The treaties turned out badly for the Reinsurer, who required an inspection of the relevant records, and discovered that most of the cede risks had deductibles well below £500,000. The Reinsurer sought to avoid both the Reinsurance and Renewal on grounds of misrepresentation.
Decision
Reinsurers are entitled to avoid a contract of reinsurance if a material representation of fact made prior to inception was untrue (section 20 of the Marine Insurance Act 1906 ("MIA")). The CA took the view that the statement on the cover fax was a representation of the Reinsured' intentions, but not necessarily their "practice" as at July 1996. This distinction was key, as the Reinsured argued it was indeed their practice not to write risks without the stated deductibles up to July 1996. Prevailing market conditions, however, prevented them from continuing to insist on such deductibles thereafter. The CA concluded that it was not the Reinsured' intention to continue asking for the stated deductibles, and thus the statement made by NMB was untrue.
The CA also rejected the contention that the cover fax only contained a statement of opinion or expectation. This was an important distinction, given that a misrepresentation as to a belief or expectation made in good faith is not actionable (section 20(5) of the MIA).
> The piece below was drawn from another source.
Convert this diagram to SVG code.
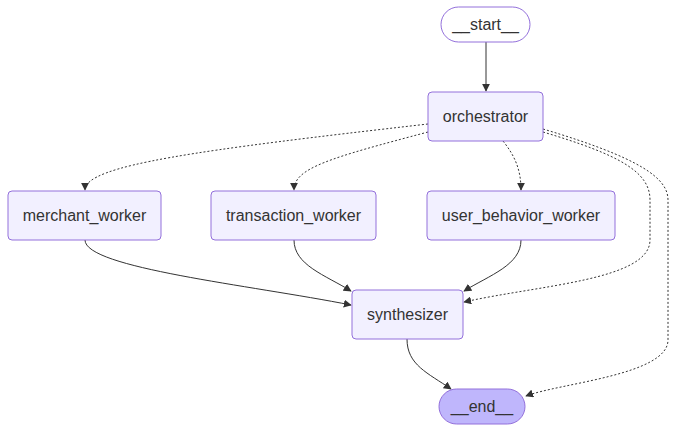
<svg xmlns="http://www.w3.org/2000/svg" width="678" height="432" viewBox="0 0 678 432">
<style>
.n{fill:#f2f0ff;stroke:#9370db;stroke-width:1}
.first{fill:#ffffff;stroke:#9370db;stroke-width:1}
.last{fill:#bfb6fc;stroke:#9370db;stroke-width:1}
.t{font-family:"Liberation Sans",Arial,sans-serif;font-size:16px;fill:#333;text-anchor:middle;dominant-baseline:central}
.e{fill:none;stroke:#333;stroke-width:1}
.d{fill:none;stroke:#333;stroke-width:1;stroke-dasharray:2 2}
</style>
<defs>
<marker id="ah" viewBox="0 0 10 10" refX="9" refY="5" markerWidth="8" markerHeight="8" orient="auto" markerUnits="userSpaceOnUse">
<path d="M0,0 L10,5 L0,10 z" fill="#333"/>
</marker>
</defs>
<rect width="678" height="432" fill="#ffffff"/>
<g id="edges">
<path class="e" d="M486,42 L486,91" marker-end="url(#ah)"/>
<path class="d" d="M428,124 C200,150 85,165 85,190" marker-end="url(#ah)"/>
<path class="d" d="M428,132 C330,158 294,168 294,190" marker-end="url(#ah)"/>
<path class="d" d="M503,141 C515,156 521,170 521,190" marker-end="url(#ah)"/>
<path class="d" d="M543,132 C620,155 650,172 650,200 L650,240 C650,280 540,285 464,302" marker-end="url(#ah)"/>
<path class="d" d="M543,129 C640,158 668,178 668,200 L668,340 C668,375 560,383 526,396" marker-end="url(#ah)"/>
<path class="e" d="M85,240 C85,268 250,285 351,305" marker-end="url(#ah)"/>
<path class="e" d="M294,240 C294,265 325,275 351,291" marker-end="url(#ah)"/>
<path class="e" d="M521,240 C521,265 490,275 464,291" marker-end="url(#ah)"/>
<path class="e" d="M407,339 C407,365 428,373 451,389" marker-end="url(#ah)"/>
</g>
<g id="start"><rect class="first" x="441" y="7" width="89" height="35" rx="17.5"/><text class="t" x="485.5" y="24.5">__start__</text></g>
<g id="orchestrator"><rect class="n" x="428" y="92" width="115" height="49" rx="4"/><text class="t" x="485.5" y="116.5">orchestrator</text></g>
<g id="merchant_worker"><rect class="n" x="8" y="191" width="153" height="49" rx="4"/><text class="t" x="84.5" y="215.5">merchant_worker</text></g>
<g id="transaction_worker"><rect class="n" x="211" y="191" width="165" height="49" rx="4"/><text class="t" x="293.5" y="215.5">transaction_worker</text></g>
<g id="user_behavior_worker"><rect class="n" x="427" y="191" width="188" height="49" rx="4"/><text class="t" x="521" y="215.5">user_behavior_worker</text></g>
<g id="synthesizer"><rect class="n" x="352" y="290" width="111" height="49" rx="4"/><text class="t" x="407.5" y="314.5">synthesizer</text></g>
<g id="end"><rect class="last" x="439" y="389" width="86" height="35" rx="17.5"/><text class="t" x="482" y="406.5">__end__</text></g>
</svg>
Instead, the CA took the view that a statement of intention is a representation of existing fact. Since under English law brokers act as agents of the reinsured, the statement had to be attributed to the Reinsured. It was not simply a statement by the brokers on how they expected the Reinsured to behave, but a misrepresentation made by the Reinsured themselves about their intention.
Based on those findings, the CA could only conclude that the Reinsurer was entitled to avoid the initial Reinsurance. The Reinsured argued the endorsement to extend the initial treaty by 7 months was a separate contract. The CA disagreed, as the endorsement was clearly aimed to amend the Reinsurance by extending its term, even though the CA accepted that a new obligations of good faith did arise when the endorsement was signed.
The situation, however, was different for the Renewal. This was a separate contract, and the issue therefore was whether the representation could be said to have continued to renewal time. The CA felt that allowing a representation of intention to remain operative for 19 months would give it too much weight, particularly given that a person's intention are subject to change, and market conditions cannot be expected to remain stable over a long period of time. The CA also rejected the argument that the Reinsured should have disclosed the fact that their intention had changed, saying this was simply the same argument in a different form. The CA pointed out, however, that it had not been addressed on the issue whether the level of deductible (as opposed to the change of intention) was a material information that should have been disclosed. This is regrettable, as this would have been an interesting point to explore in the context of reinsurance. In the end, the CA concluded there had been no misrepresentation and the Renewal could not be avoided.
Comments
In its judgment, the CA noted "It must also be remembered how powerful the remedy of avoidance is in the hands of an insurer or reinsurer. The entirety of a contract can be avoided for a wholly innocent misrepresentation provided it is material to the risk in the eye of a prudent underwriter. If the contract is for 12 months (or, as here, 19 months) that is a very stark remedy." Comments such as these are not insignificant at a time when the Law Commission is considering changes to the law on disclosure.
The judgment also points out how "unfortunate" it was that the Reinsured had no idea the broker had added the deceptive cover fax to the presentation of the risk. Therefore, whilst the decision is wholly justified on legal grounds, it seems the CA was also seeking to avoid injustice for the Reinsured by denying them coverage for a mistake that was not their own (although in the case of the Reinsurance this outcome could not be avoided).